** START OF COLLECTED DATA **

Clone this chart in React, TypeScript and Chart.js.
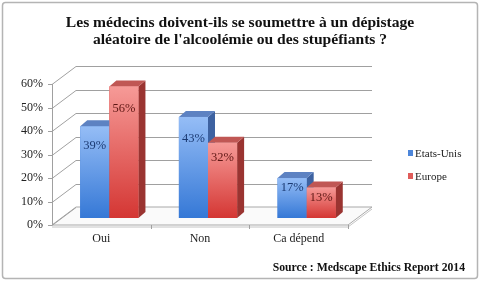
import React, { useEffect, useRef } from 'react';
import { Chart, registerables } from 'chart.js';

Chart.register(...registerables);

const categories = ['Oui', 'Non', 'Ca dépend'];
const seriesNames = ['Etats-Unis', 'Europe'];
const etatsUnis = [39, 43, 17];
const europe = [56, 32, 13];
const yTickValues = [0, 10, 20, 30, 40, 50, 60];
const titleLines = [
  'Les médecins doivent-ils se soumettre à un dépistage',
  "aléatoire de l'alcoolémie ou des stupéfiants ?",
];
const sourceText = 'Source : Medscape Ethics Report 2014';

const SERIF = "'Liberation Serif', 'Times New Roman', serif";

const WALL = { dx: 24, dy: -18 };
const BAR_SHIFT = { dx: 8, dy: -7 };
const BAR_DEPTH = { dx: 7, dy: -6 };

const palette = [
  { top: '#95bdf6', bottom: '#3578d6', cap: '#5d82c2', side: '#3d62a1', label: '#1b3a72', legend: '#4d86da' },
  { top: '#f69a97', bottom: '#d43633', cap: '#c05754', side: '#9a3431', label: '#5e1714', legend: '#e05c5a' },
];

const threeD = {
  id: 'threeD',
  beforeDatasetsDraw(chart: any) {
    const { ctx, chartArea: a, scales } = chart;
    const y = scales.y;
    const x = scales.x;
    const yb = y.getPixelForValue(0);
    ctx.save();
    // floor slab
    ctx.beginPath();
    ctx.moveTo(a.left, yb);
    ctx.lineTo(a.right, yb);
    ctx.lineTo(a.right + WALL.dx, yb + WALL.dy);
    ctx.lineTo(a.left + WALL.dx, yb + WALL.dy);
    ctx.closePath();
    ctx.fillStyle = '#fafafa';
    ctx.fill();
    ctx.strokeStyle = '#a8a8a8';
    ctx.lineWidth = 1;
    ctx.stroke();
    ctx.beginPath();
    ctx.moveTo(a.left, yb + 2);
    ctx.lineTo(a.right, yb + 2);
    ctx.lineTo(a.right + WALL.dx, yb + WALL.dy + 2);
    ctx.strokeStyle = '#c4c4c4';
    ctx.stroke();
    // grid: left wall diagonals + back wall lines
    ctx.strokeStyle = '#a0a0a0';
    ctx.lineWidth = 1;
    yTickValues.forEach((v) => {
      const yy = Math.round(y.getPixelForValue(v)) + 0.5;
      ctx.beginPath();
      ctx.moveTo(a.left, yy);
      ctx.lineTo(a.left + WALL.dx, yy + WALL.dy);
      if (v > 0) ctx.lineTo(a.right + WALL.dx, yy + WALL.dy);
      ctx.stroke();
      ctx.beginPath();
      ctx.moveTo(a.left - 4, yy);
      ctx.lineTo(a.left, yy);
      ctx.stroke();
    });
    // front value axis
    ctx.beginPath();
    ctx.moveTo(a.left + 0.5, y.getPixelForValue(0));
    ctx.lineTo(a.left + 0.5, y.getPixelForValue(60));
    ctx.stroke();
    // category tick marks on front edge
    const step = x.getPixelForValue(1) - x.getPixelForValue(0);
    for (let i = 0; i < categories.length; i++) {
      const bx = Math.round(x.getPixelForValue(i) + step / 2) + 0.5;
      ctx.beginPath();
      ctx.moveTo(bx, yb);
      ctx.lineTo(bx, yb + 4);
      ctx.stroke();
    }
    ctx.restore();
    ctx.save();
    ctx.translate(BAR_SHIFT.dx, BAR_SHIFT.dy);
  },
  afterDatasetsDraw(chart: any) {
    const { ctx } = chart;
    const metas = chart.getSortedVisibleDatasetMetas();
    const labels: any[] = [];
    for (let i = 0; i < categories.length; i++) {
      metas.forEach((meta: any, d: number) => {
        const bar = meta.data[i];
        if (!bar) return;
        const { x, y, base, width } = bar.getProps(['x', 'y', 'base', 'width'], true);
        const l = x - width / 2;
        const r = x + width / 2;
        const p = palette[d];
        // side face
        ctx.beginPath();
        ctx.moveTo(r, y);
        ctx.lineTo(r + BAR_DEPTH.dx, y + BAR_DEPTH.dy);
        ctx.lineTo(r + BAR_DEPTH.dx, base + BAR_DEPTH.dy);
        ctx.lineTo(r, base);
        ctx.closePath();
        ctx.fillStyle = p.side;
        ctx.fill();
        // top face
        ctx.beginPath();
        ctx.moveTo(l, y);
        ctx.lineTo(l + BAR_DEPTH.dx, y + BAR_DEPTH.dy);
        ctx.lineTo(r + BAR_DEPTH.dx, y + BAR_DEPTH.dy);
        ctx.lineTo(r, y);
        ctx.closePath();
        ctx.fillStyle = p.cap;
        ctx.fill();
        // front face
        const g = ctx.createLinearGradient(0, y, 0, base);
        g.addColorStop(0, p.top);
        g.addColorStop(1, p.bottom);
        ctx.fillStyle = g;
        ctx.fillRect(l, y, width, base - y);
        const h = base - y;
        const off = Math.min(22, Math.max(10, (h - 20) * 0.27));
        const val = chart.data.datasets[d].data[i];
        labels.push({ x, y: y + off, text: val + '%', color: p.label });
      });
    }
    ctx.font = `12.5px ${SERIF}`;
    ctx.textAlign = 'center';
    ctx.textBaseline = 'middle';
    labels.forEach((lb) => {
      ctx.fillStyle = lb.color;
      ctx.fillText(lb.text, lb.x, lb.y);
    });
    ctx.restore();
  },
  afterDraw(chart: any) {
    const { ctx } = chart;
    ctx.save();
    // title
    ctx.font = `bold 15.6px ${SERIF}`;
    ctx.textAlign = 'center';
    ctx.textBaseline = 'alphabetic';
    ctx.fillStyle = '#111';
    titleLines.forEach((t, i) => ctx.fillText(t, 240, 27 + i * 16.5));
    // legend
    ctx.font = `11px ${SERIF}`;
    ctx.textAlign = 'left';
    ctx.textBaseline = 'middle';
    seriesNames.forEach((name, i) => {
      const cy = 154 + i * 23;
      ctx.fillStyle = palette[i].legend;
      ctx.fillRect(408, cy - 4, 5, 6);
      ctx.fillStyle = '#222';
      ctx.fillText(name, 415, cy);
    });
    // source
    ctx.font = `bold 11.7px ${SERIF}`;
    ctx.textAlign = 'right';
    ctx.fillStyle = '#111';
    ctx.fillText(sourceText, 465, 268);
    // border
    ctx.beginPath();
    (ctx as any).roundRect(2.5, 2.5, 475, 276, 3);
    ctx.strokeStyle = '#b4b4b4';
    ctx.lineWidth = 1.5;
    ctx.stroke();
    ctx.restore();
  },
};

export default function App() {
  const ref = useRef<HTMLCanvasElement | null>(null);
  useEffect(() => {
    if (!ref.current) return;
    const chart = new Chart(ref.current, {
      type: 'bar',
      data: {
        labels: categories,
        datasets: [
          { label: seriesNames[0], data: etatsUnis, backgroundColor: palette[0].bottom },
          { label: seriesNames[1], data: europe, backgroundColor: palette[1].bottom },
        ],
      },
      options: {
        responsive: false,
        animation: false,
        devicePixelRatio: 1,
        layout: { padding: { left: 0, right: 132, top: 84, bottom: 26 } },
        datasets: { bar: { categoryPercentage: 0.59, barPercentage: 1.0 } },
        plugins: {
          legend: { display: false },
          tooltip: { enabled: false },
          title: { display: false },
        },
        scales: {
          x: {
            grid: { display: false, drawTicks: false },
            border: { display: false },
            ticks: { color: '#222', font: { family: SERIF, size: 12 }, padding: 7 },
            afterFit: (s: any) => { s.height = 30; },
          },
          y: {
            min: 0,
            max: 60,
            grid: { display: false, drawTicks: false },
            border: { display: false },
            ticks: {
              stepSize: 10,
              color: '#222',
              font: { family: SERIF, size: 12 },
              padding: 9,
              callback: (v: any) => v + '%',
            },
            afterFit: (s: any) => { s.width = 52; },
          },
        },
      },
      plugins: [threeD],
    });
    return () => chart.destroy();
  }, []);
  return (
    <div style={{ position: 'fixed', left: 0, top: 0, width: 480, height: 281, background: '#fff' }}>
      <canvas ref={ref} width={480} height={281} style={{ display: 'block' }} />
    </div>
  );
}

** END OF COLLECTED DATA **

**WRITTEN INSTRUCTION:** Return, unchanged, the lines from the first line of the material through the line that holds "const sourceText = 'Source", inclusive, omitting pictures.

**REPLY:**
Clone this chart in React, TypeScript and Chart.js.
import React, { useEffect, useRef } from 'react';
import { Chart, registerables } from 'chart.js';

Chart.register(...registerables);

const categories = ['Oui', 'Non', 'Ca dépend'];
const seriesNames = ['Etats-Unis', 'Europe'];
const etatsUnis = [39, 43, 17];
const europe = [56, 32, 13];
const yTickValues = [0, 10, 20, 30, 40, 50, 60];
const titleLines = [
  'Les médecins doivent-ils se soumettre à un dépistage',
  "aléatoire de l'alcoolémie ou des stupéfiants ?",
];
const sourceText = 'Source : Medscape Ethics Report 2014';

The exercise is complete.